High Level Requirements

To develop a system you first Identify the system stakeholders. This means recording the role played by anyone interested in the purchase, installation, operation as well as those receiving benefit or who are affected by the system.

With stakeholders identified, discover and record the needs of stakeholders in their language. Each stakeholder has a unique perspective and has a set of needs that are to be satisfied by the system.

With the stated if imprecise needs of those involved, it is time to decompose the existing system into what it is, what it does and when it does it. These three perspectives support the identification of requirements that might not be obvious when thinking about the system in an unstructured fashion.



Capture components of existing and desired system. This is a source of many unstated needs since the current system usually performs some service even if badly.

Map functional needs into feature sets. This is where the informally articulated needs are distilled to formal requirements clumps called features. Requirements must account for every interaction between the system and elements of its environment. The environment is divided into actors that act on the system.

Map temporal needs into states. This tells us when certain operations are to be performed relative to others. This process taps into many otherwise unspoken needs of the system.

This leads naturally to prototyping scenarios (or storyboarding). Here the principal paths through the application states are illustrated as to how the system will look to an end user. Sometimes the prototypes can be quite involved in the detail to which they emulate the target system. The development cost should be very small when compared to the actual projected development.

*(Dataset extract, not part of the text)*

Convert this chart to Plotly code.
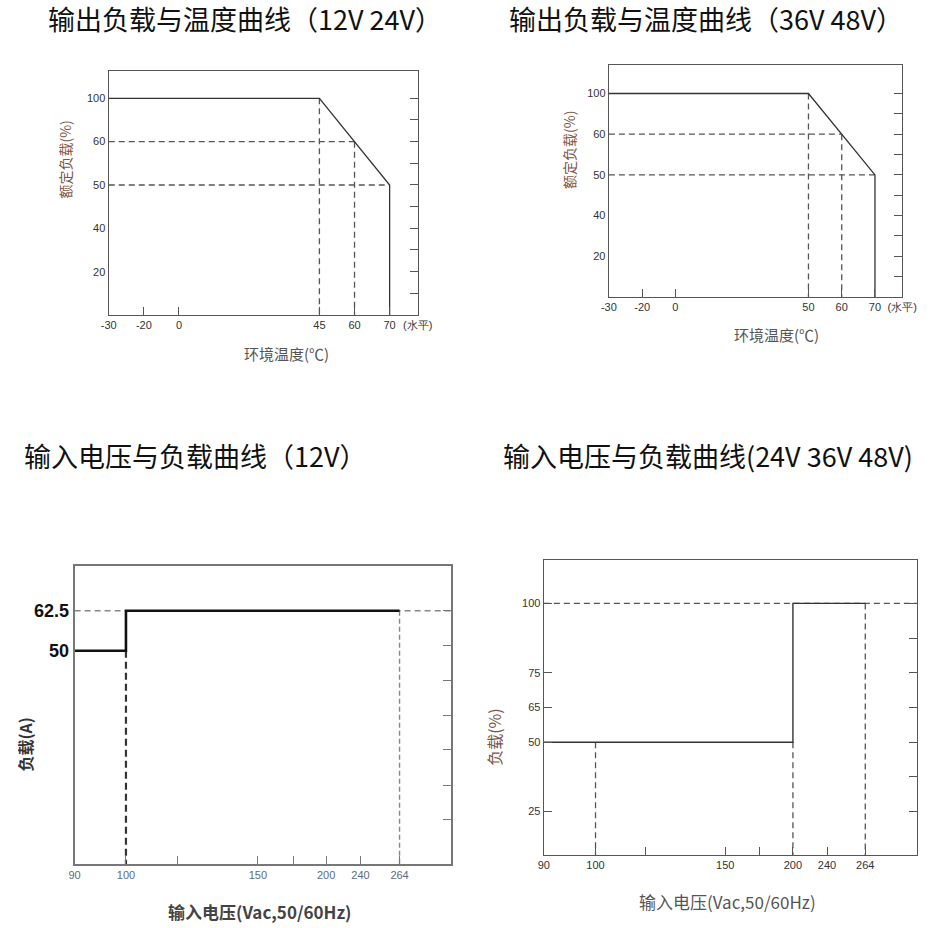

Finding problems at this stage can avoid what would be huge costs in reimplementation if caught later in the process.

Map Architectural needs into straw man logical architecture. This is a diagram that shows logically how functions the system is to perform can be divided into parts. Being logical it does not commit to technologies. These parts must interact among themselves and this interaction determine the information that must be shared or transmitted.

As you can imagine, complex systems contain huge amounts of technical information that is captured in the process and must be recorded in a way that allows human and machine processing. This is the source of the need for a requirements management or system modeling system.

Even a modest system that you may think does not require such rigor can have a surprising number of concepts that are confused among stakeholders and must be reconciled to each other.

A model based requirements tool should be used to capture all requirements related information. Further, if the process is to result in a family of products then a pattern based modeling approach should be considered.